Between 2013 and 2017, the team

  • re-graded a landscaped area in front of a restaurant to improve infiltration;
  • retrofitted curbs and installed reverse storm inlets to divert roadway runoff to grassed areas;
  • planted a new rain garden;
  • re-examined stormwater flows to capitalize on the new rain garden;
  • added earthen check dams to roadside swales to slow down stormwater;
  • installed permeable concrete in otherwise impermeable parking lots;
  • laid about 45 m (150 ft) of perforated pipe along an outfall pipe to improve infiltration; and
  • worked with local homeowners to install permeable concrete on six private driveways.

The National Oceanic and Atmospheric Administration-funded project team commissioned UNC researchers to monitor installation sites before and after its intervention. All told, a majority of the management sites displayed 50% to 90% reductions in stormwater volumes that eventually enter impaired waterways.

 

Municipal category: Charlotte-Mecklenburg Storm Water Services and Town of Morrisville

Elsewhere in North Carolina, Charlotte-Mecklenburg Storm Water Services (Charlotte; CMSWS) and the Town of Morrisville shared the Rain Catcher award in the Municipal category.
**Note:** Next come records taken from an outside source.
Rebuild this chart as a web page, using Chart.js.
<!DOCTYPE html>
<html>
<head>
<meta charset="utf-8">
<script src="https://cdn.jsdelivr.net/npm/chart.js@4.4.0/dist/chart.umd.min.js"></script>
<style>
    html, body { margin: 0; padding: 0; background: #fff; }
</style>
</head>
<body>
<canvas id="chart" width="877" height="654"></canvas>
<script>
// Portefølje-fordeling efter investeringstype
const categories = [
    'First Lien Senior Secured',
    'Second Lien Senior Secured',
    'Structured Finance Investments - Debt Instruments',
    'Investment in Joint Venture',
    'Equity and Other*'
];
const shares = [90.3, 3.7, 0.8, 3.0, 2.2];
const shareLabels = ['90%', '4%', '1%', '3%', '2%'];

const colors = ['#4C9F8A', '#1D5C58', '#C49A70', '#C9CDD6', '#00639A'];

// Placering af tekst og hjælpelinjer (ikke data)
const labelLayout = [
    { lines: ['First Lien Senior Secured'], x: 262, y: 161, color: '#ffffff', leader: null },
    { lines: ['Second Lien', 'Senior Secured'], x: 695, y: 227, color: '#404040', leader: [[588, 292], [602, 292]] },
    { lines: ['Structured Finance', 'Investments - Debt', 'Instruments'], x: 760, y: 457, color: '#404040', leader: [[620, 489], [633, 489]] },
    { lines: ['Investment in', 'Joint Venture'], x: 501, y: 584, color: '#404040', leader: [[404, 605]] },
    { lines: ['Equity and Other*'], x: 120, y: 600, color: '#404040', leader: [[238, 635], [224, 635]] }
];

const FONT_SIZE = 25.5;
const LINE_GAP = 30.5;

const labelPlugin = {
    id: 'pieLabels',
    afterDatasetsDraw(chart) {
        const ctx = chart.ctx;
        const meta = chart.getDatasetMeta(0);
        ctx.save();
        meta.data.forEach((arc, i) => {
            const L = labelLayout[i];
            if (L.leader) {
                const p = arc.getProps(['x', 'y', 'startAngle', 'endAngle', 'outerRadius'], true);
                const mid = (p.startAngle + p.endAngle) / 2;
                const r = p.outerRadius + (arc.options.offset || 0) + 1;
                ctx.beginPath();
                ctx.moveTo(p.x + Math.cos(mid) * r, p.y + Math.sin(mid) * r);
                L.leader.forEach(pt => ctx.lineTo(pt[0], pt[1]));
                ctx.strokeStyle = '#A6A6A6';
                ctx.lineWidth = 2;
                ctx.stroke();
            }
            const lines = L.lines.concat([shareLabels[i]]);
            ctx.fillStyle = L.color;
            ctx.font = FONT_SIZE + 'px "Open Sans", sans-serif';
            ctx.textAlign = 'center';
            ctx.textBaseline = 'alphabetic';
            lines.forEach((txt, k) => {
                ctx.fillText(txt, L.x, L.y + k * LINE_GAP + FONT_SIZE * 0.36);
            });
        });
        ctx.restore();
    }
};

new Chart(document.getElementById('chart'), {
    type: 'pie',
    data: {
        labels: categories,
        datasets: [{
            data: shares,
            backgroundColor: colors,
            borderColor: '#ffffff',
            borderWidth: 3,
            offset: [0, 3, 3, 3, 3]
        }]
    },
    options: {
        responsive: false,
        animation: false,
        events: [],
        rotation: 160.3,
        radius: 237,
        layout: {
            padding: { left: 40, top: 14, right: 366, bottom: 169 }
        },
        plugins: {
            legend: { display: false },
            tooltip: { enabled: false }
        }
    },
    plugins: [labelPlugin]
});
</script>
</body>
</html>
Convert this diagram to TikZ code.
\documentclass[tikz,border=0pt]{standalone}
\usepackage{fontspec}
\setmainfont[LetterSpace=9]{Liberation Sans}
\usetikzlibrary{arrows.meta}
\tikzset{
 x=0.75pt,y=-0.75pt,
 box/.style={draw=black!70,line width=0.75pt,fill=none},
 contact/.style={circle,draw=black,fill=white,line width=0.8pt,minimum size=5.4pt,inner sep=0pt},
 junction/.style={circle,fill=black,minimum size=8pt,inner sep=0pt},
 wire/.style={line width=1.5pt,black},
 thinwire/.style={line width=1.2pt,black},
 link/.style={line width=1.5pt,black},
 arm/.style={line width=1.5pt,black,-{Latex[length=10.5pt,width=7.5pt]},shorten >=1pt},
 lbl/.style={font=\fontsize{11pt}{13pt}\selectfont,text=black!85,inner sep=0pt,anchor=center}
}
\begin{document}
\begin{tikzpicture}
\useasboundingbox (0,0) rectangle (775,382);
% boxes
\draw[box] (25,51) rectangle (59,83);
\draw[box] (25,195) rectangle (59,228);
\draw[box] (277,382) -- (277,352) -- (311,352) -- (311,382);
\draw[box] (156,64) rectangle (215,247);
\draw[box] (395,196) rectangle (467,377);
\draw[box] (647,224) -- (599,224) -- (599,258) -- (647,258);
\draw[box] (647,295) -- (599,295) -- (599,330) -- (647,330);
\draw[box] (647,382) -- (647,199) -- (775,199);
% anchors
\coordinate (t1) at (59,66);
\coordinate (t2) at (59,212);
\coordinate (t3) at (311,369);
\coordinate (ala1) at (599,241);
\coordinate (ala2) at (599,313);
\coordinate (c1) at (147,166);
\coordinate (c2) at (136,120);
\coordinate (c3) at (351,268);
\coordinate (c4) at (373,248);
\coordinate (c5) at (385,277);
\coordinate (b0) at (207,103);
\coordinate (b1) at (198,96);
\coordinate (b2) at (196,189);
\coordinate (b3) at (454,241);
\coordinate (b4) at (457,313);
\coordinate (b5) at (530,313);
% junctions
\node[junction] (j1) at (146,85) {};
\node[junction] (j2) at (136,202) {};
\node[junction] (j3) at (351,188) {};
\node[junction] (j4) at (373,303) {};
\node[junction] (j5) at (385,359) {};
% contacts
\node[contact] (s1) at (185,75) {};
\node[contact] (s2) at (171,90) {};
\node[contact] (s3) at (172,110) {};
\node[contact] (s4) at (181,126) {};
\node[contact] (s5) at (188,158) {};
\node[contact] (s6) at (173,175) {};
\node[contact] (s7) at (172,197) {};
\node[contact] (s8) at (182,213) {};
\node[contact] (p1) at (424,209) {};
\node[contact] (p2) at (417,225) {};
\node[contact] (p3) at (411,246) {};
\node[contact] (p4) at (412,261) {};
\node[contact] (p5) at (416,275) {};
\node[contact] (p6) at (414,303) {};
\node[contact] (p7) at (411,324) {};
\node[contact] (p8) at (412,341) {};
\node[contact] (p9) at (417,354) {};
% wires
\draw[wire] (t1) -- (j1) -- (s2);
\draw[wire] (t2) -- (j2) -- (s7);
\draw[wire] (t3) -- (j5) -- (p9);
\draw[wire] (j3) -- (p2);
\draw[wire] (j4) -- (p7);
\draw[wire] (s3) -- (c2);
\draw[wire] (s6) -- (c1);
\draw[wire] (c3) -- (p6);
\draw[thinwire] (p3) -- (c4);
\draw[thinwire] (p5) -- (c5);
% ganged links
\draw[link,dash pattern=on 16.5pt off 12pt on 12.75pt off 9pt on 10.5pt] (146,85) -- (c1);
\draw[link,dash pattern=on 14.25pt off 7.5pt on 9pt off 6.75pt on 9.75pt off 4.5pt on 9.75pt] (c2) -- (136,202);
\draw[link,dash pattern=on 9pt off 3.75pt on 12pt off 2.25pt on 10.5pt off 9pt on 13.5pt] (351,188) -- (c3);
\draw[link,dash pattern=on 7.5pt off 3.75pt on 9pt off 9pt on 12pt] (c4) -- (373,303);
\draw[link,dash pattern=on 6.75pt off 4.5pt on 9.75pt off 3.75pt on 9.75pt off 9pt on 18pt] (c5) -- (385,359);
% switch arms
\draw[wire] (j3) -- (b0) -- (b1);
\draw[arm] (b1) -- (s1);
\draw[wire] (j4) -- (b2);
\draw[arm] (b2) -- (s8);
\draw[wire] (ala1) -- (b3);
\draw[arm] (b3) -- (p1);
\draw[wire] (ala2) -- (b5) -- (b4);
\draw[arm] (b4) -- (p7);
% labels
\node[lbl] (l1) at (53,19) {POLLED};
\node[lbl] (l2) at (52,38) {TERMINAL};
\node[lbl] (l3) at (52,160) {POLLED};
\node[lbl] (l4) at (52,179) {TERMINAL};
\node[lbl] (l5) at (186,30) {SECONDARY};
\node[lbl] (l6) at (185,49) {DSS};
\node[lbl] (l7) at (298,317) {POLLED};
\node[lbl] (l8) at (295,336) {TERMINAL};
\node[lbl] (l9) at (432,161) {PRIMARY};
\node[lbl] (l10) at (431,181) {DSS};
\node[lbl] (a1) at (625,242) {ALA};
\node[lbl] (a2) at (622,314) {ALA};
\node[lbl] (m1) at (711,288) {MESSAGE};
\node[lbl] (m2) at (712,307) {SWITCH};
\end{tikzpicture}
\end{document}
An initiative 15 years in the making, the Charlotte-Mecklenburg Schools South Park Watershed Enhancement Project brought five stormwater control measures to a 14.5- ha (36-ac) public school campus, greatly reducing the site’s runoff volume to the Little Sugar Creek Watershed. The effort, managed by CMSWS, involved close cooperation between the agency and school faculty to identify which campus locations would provide the most benefit to the watershed while also offering educational opportunities to students.

After a lengthy planning and fundraising process, CMSWS engineers installed two bio-retention areas; an infiltration trench; and a wet detention pond with a sand filter. All interventions were built in areas with permanent easements, which will ensure long-term maintenance of each site.

In Morrisville, town architects created a new neighborhood park with stormwater management in mind, aiming to curb runoff from flowing into a nearby stream which feeds a drinking water reservoir for Morrisville and surrounding towns.

The 2-ha (5-ac) park, which officially opened last October, features rentable picnic areas, a walking loop lined with infiltration beds and vegetated swales, and a playground with a permeable surface. It also contains large subsurface drainage fields, a 11,356-L (3000-gal) rainwater-harvesting cistern, and educational signage to teach visitors about the park’s innovative design.

 

Commercial category: James A. Reeder Riverfront Development Corporation

The unpredictable fluctuation of the Mississippi River — usually between 9 and 12 m (30 and 40 ft) each year — represents a challenge for riverfront developers. Building too close to the shoreline presents flood risks, and building too far away defeats the purpose of riverfront property. For its Beale Street Landing project, the James A. Reeder Riverfront Development Corporation used innovative design techniques to work with the Mississippi River while also employing state-of-the-art stormwater management techniques. U.S. Army Corps of Engineers

The James A. Reeder Riverfront Development Corporation (Memphis, Tenn.) earned the Rain Catcher award in the Commercial category for its construction of the Beale Street Landing waterfront park along the banks of the Mississippi River, completed in 2014.

Comprised of 2.4 ha (6 ac), Beale Street Landing contains a public park with several terraces and two protruding islands with articulating concrete blocks as their foundation. The concrete islands stabilize the eroding river banks along the lower areas of the park. Each island is equipped with 43 small-area inlets and three trench drains to collect stormwater runoff from contaminating the Mississippi River. They also enable access to the riverfront even when the river rises higher than the park’s lowest terraces.

Amid shops and restaurants on the riverfront is a new terminal building with a 0.52-ha (1.3-ac) arched-grass roof. The grass on the roof can retain nearly 80% of rainfall, with the remaining runoff filtered through vegetation and captured by drainage inlets and trench drains. The $42 million project also features a fully accessible riverboat loading and unloading station via a 122-m (400-ft) floating dock that freely rises or lowers with the Mississippi River.

The developments offer unprecedented access to the many riverboats that dock at the site while generating income for Memphis and a cleaner Mississippi River.